Rock & Roll treads path already familiar and would continue to be as a band puts the term Rock and Roll into a title or a chorus, mentions teenagers and the radio. This one adds a circular chord progression. The major reason this doesn't sound dated to me is that the formula was in place for decades and seemed to stretch into my adulthood. Or is it that this kind of boomer anthem was as go-to as a Chuck Berry knockoff is to every single garage band that ever practiced under the house or in a bedroom? History will decide.
It's here that I'll stop going track by track and say that the first impression I had of this record has never been superseded by a closer listen later. The concept of making a record stuffed with hits condemned it to sounding of its time and once you've done that you fall behind the times. In the interest of full disclosure I find most of the rock music released between 1969 and 1976 grating and regressive and, while this album is by no means a poor effort it sounds more like that kind of rock music than any of the three previous VU albums.
Exceptions are New Age that could fit comfortably on any solo Lou Reed album form the '70s, I Found a Reason and Sweet Nuthin' which continue the gospel influences that helped make the third album so strong. These don't sound like Boomers on the Radio but they do hark back to the days of a better band.
So was it the further dissipation of the membership, the influence of new and straight-minded members/musicians, weariness with the game of it, that makes this one sound like a contract filler rather than a statement by a group? All and none, probably.

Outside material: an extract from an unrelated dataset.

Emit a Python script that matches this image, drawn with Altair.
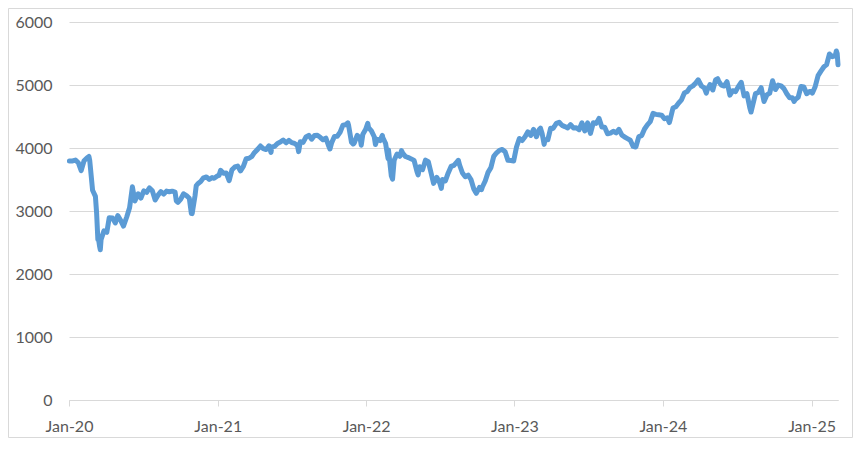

The next studio album to bear the band's name was effectively a Doug Yule solo effort and, while it's a perfectly creditable set of songs, it is mired in that flavourless swamp that was most of early '70s rock. When Reed left for his solo career he redesigned himself faster than Bowie for a little while until settling on a premature rock sage role with records like Berlin. And when it came to do the live album mandatory for all successful rock acts of the '70s (even The Beatles had a couple of posthumous live discs) Rock 'n' Roll Animal it was unusually a single album and featured an almost all Velvet Underground set list.
Many fans of the band put this at the end of the studio albums and have no issue with its sound or writing, thinking of it as a kind of cynical progression. Me, I can listen to it but almost always stop it near the end of the old side one. I keep wanting to listen to Transformer or Berlin. But this record also poses questions along the lines of the ship of Theseus. Huh? Well, Theseus had a ship and over the years it had all of its parts replaced. Was it still the ship of Theseus? Was the Velvet Underground of Loaded the same one as the Banana album? Decidedly not but closer to the self-titled one. But the self-titled one was a set of heavily crafted pieces that continued the raw emotional shocks of the earliest recordings which survive as ghosts of the afternoon on Loaded. If "and Nico" is a warehouse apartment with the windows blacked out Loaded has them all smashed in. The sunlight's blaring in but it's just not the same place.